You’re not crazy for feeling weird about Sonara AI. I’ll give you a different angle than @vrijheidsvogel without rehashing their whole framework.
1. Figure out if Sonara AI is hurting your positioning
One thing I disagree with a bit: treating it purely as “lead gen” can still backfire if the type of leads it chases drags down your perceived level.
Quick self-check over your last 2–3 weeks of Sonara use:
- How many roles clearly:
- Underpay for your level
- Don’t match your scope (too junior / too operational / way outside domain)
- How many of those have your resume floating around now with generic messaging?
If Sonara AI keeps applying you to “Product Specialist” when you are proper PM, that creates noise later when recruiters see conflicting levels in your history. That is a hidden cost that often gets ignored.
If that’s happening, I’d actually pause auto-applying completely, not just “turn it down,” until your role & seniority preferences are dialed in. I’d rather have 10 good targets than 80 low-signal ones.
2. Look at quality of interviews, not just count
Where I diverge slightly from the “funnel math is similar to manual search” argument: the type of interviews matters more than raw conversion.
Ask yourself:
- Of the interviews Sonara AI produced:
- Would you have been excited to accept that offer on paper?
- Did comp, seniority, and domain line up?
- Did any conversation feel like “this is a step forward in my career”?
If you are getting roughly the same number of interviews as manual applications, but they are mostly:
- Misaligned comp
- Vague roles at random vendors
- “We might hire later” discovery chats
then Sonara AI is inflating your sense of momentum without moving you toward a job you actually want.
3. Sonara vs your search strategy fit
Instead of only asking “Is Sonara worth the cost?” try:
- “What type of search am I actually running?”
If your search is:
- Targeted at specific companies
- Brand / portfolio heavy
- Dependent on intros and warm outreach
then a tool that sprays apps into cold channels does not align well. It is not that you are “using it wrong,” it is that its core mechanic (volume, weak targeting) fights your real strategy.
Where Sonara AI can shine a bit more than @vrijheidsvogel’s take suggests:
- You are open to industry and company type
- You are okay with lateral moves or “good enough” jobs while you plan a longer term move
- You care more about reducing cognitive load than about maximizing each single opportunity
In that scenario, it can be worth the cost even if the matches feel mixed, because the benefit is mental bandwidth.
4. Don’t ignore the time tax Sonara creates
People forget this part: Sonara AI can add work.

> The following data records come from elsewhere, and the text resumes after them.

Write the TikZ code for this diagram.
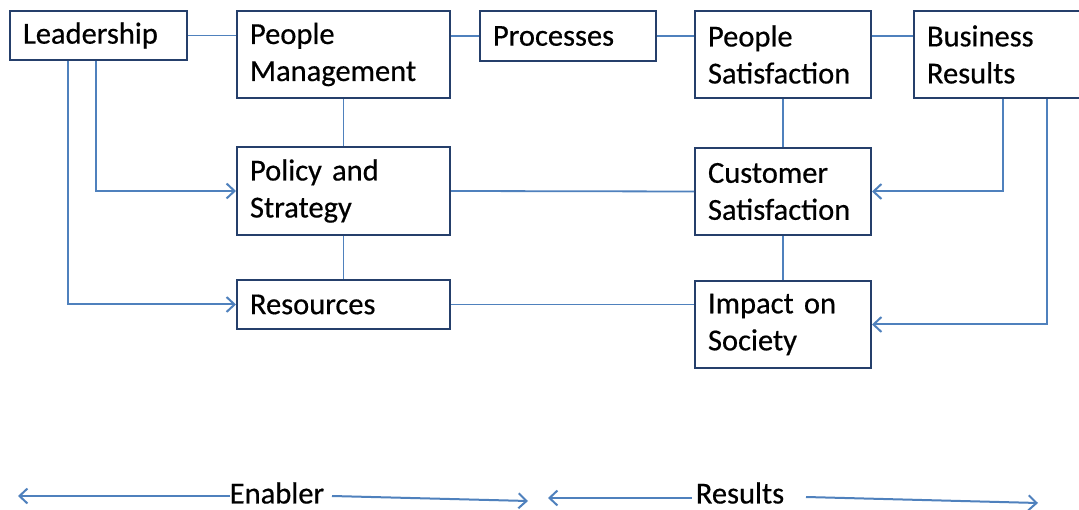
\documentclass[tikz,border=0pt]{standalone}
\usepackage{fontspec}
\setmainfont{Carlito}[FakeBold=0.5]
\usetikzlibrary{arrows.meta}
\definecolor{boxc}{HTML}{253F6B}
\definecolor{linec}{HTML}{4F81BD}
\begin{document}
\begin{tikzpicture}[x=1pt,y=-1pt,
  box/.style={draw=boxc,line width=2pt,rectangle,anchor=north west,align=left,
    inner xsep=13pt,inner ysep=0pt,font=\fontsize{30.5}{37}\selectfont},
  conn/.style={draw=linec,line width=1.8pt},
  arr/.style={conn,line width=2pt,-{Straight Barb[length=8pt,width=15pt]}},
  lbl/.style={font=\fontsize{30.5}{37}\selectfont,inner sep=0pt}]
\clip (0,0) rectangle (1079,510);
\fill[white] (0,0) rectangle (1079,510);
% boxes
\node[box,text width=151pt,minimum height=49pt] (L) at (9,10) {\raisebox{-2pt}{Leadership}};
\node[box,text width=187pt,minimum height=87pt] (PM) at (236,10) {People\\Management};
\node[box,text width=150pt,minimum height=50pt] (Pr) at (479,10) {\raisebox{-2pt}{Processes}};
\node[box,text width=150pt,minimum height=87pt] (PS) at (694,10) {People\\Satisfaction};
\node[box,text width=161pt,minimum height=87pt] (BR) at (913,10) {Business\\Results};
\node[box,text width=187pt,minimum height=88pt] (PoS) at (236,146) {Policy and\\Strategy};
\node[box,text width=150pt,minimum height=87pt] (CS) at (694,147) {Customer\\Satisfaction};
\node[box,text width=187pt,minimum height=49pt] (Res) at (236,279) {\raisebox{-2pt}{Resources}};
\node[box,text width=150pt,minimum height=87pt] (IoS) at (694,280) {Impact on\\Society};
% plain connectors
\draw[conn] (L.east) -- (L.east -| PM.west);
\draw[conn] (Pr.west) -- (Pr.west -| PM.east);
\draw[conn] (Pr.east) -- (Pr.east -| PS.west);
\draw[conn] (PS.east |- 0,36) -- (BR.west |- 0,36);
\draw[conn] (PM.south) -- (PoS.north);
\draw[conn] (PoS.south) -- (Res.north);
\draw[conn] (PS.south) -- (CS.north);
\draw[conn] (CS.south) -- (IoS.north);
\draw[conn] (PoS.east) -- (CS.west);
\draw[conn] (Res.east) -- (Res.east -| IoS.west);
% arrows
\draw[arr] (L.south -| 96,0) |- (PoS.west);
\draw[arr] (L.south -| 68,0) |- (Res.west);
\draw[arr] (BR.south -| 1003,0) |- (CS.east);
\draw[arr] (BR.south -| 1047,0) |- (IoS.east);
% bottom labels
\node[lbl] (en) at (277,493) {Enabler};
\node[lbl] (re) at (740,493) {Results};
\coordinate (e1) at (18,496);
\coordinate (e2) at (332,496);
\coordinate (e3) at (528,501);
\coordinate (r1) at (548,498);
\coordinate (r2) at (806,497);
\coordinate (r3) at (1038,503);
\draw[arr] (en.west |- e1) -- (e1);
\draw[arr] (e2) -- (e3);
\draw[arr] (re.west |- r1) ++(-4,0) -- (r1);
\draw[arr] (r2) -- (r3);
\end{tikzpicture}
\end{document}
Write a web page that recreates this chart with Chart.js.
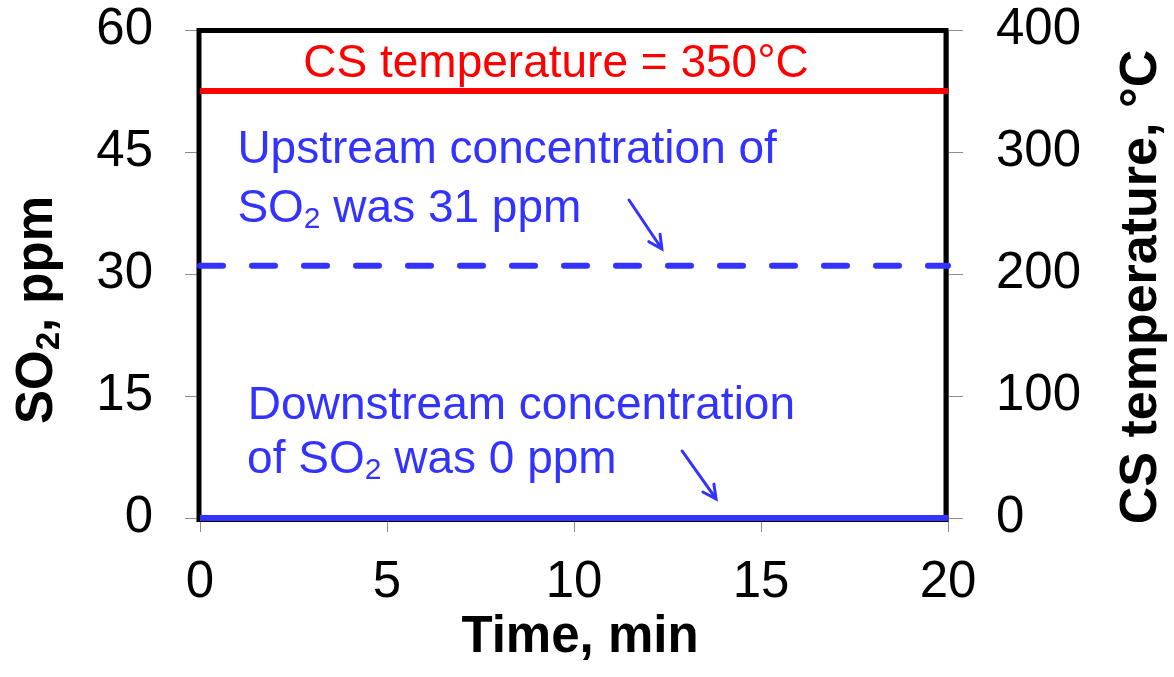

- Reviewing a daily batch of mediocre roles
- Rejecting bad ones
- Cleaning up weird auto-answers
- Tracking which ones you should re-approach manually
If you feel low-key drained by just watching it operate, factor that in. A tool that saves 2 hours of job board scrolling but steals 1.5 hours in review and doubt is not a strong ROI.
A simple way to measure:
For 1 full week:
- Track actual minutes you spend interacting with Sonara
- Track how many roles from Sonara turn into:
- 1st call
- Legit 2nd stage
If your “hour per legit 2nd stage” is worse than your fully manual search, the subscription is not paying off, no matter what the dashboard says.
5. Pros & cons of Sonara AI in practice
Strictly from real-world use, not marketing:
Pros:
- Removes the “stare at job boards for an hour” barrier on low-energy days
- Surfaces roles at companies you would never actively search for
- Can keep your pipeline from going completely dead during a busy week
- Good as a background engine if you are honestly fine with “somewhat related” roles
Cons:
- Weak nuance for senior / niche / hybrid profiles
- Auto-messaging is competent but generic, which blends you into the pile
- Risk of flooding your history with misaligned titles and levels
- Easy to confuse “activity” with “progress”
- Can nudge you into taking calls for jobs you’d never accept, just because they showed interest
6. Using Sonara without getting banned or flagged
You mentioned worry about bans. I think the risk is more subtle than a hard ban:
- Platforms look for obvious automation patterns
- Recruiters increasingly recognize templated outreach
To reduce risk of being treated as “botty” without overworking yourself:
- Pick very few roles each week from Sonara that you actually care about
- For those, do:
- Manual application directly
- Custom, 4–6 sentence note that references specific details from the posting
- Let Sonara do its thing on low-priority roles if you want some noise, but mentally treat those as lottery tickets
If you notice that the only callbacks you get are not from Sonara auto-applied roles, that is your signal it is likely hurting more than helping.
7. When to cancel Sonara AI without second-guessing
Give yourself a hard rule so you do not spiral in “maybe I am just not using it right”:
Over the next 3 weeks:
- Only count roles where:
- You would accept at your target comp
- Level & responsibilities match your current or desired step up
If Sonara AI delivers at least:
- 1 serious process (2+ interviews)
and - That role is one you would genuinely take
then it might be worth keeping as a background tool while you continue manual + networked searching.
If it delivers zero such processes and your manual/network search shows any real signs of life, cancel. At that point, Sonara AI is not a “bad product,” it is just wrong for your profile and search style.
You already have good input from @vrijheidsvogel. Treat both experiences as data points, compare them to your funnel and energy levels, and make the call based on results, not vibes.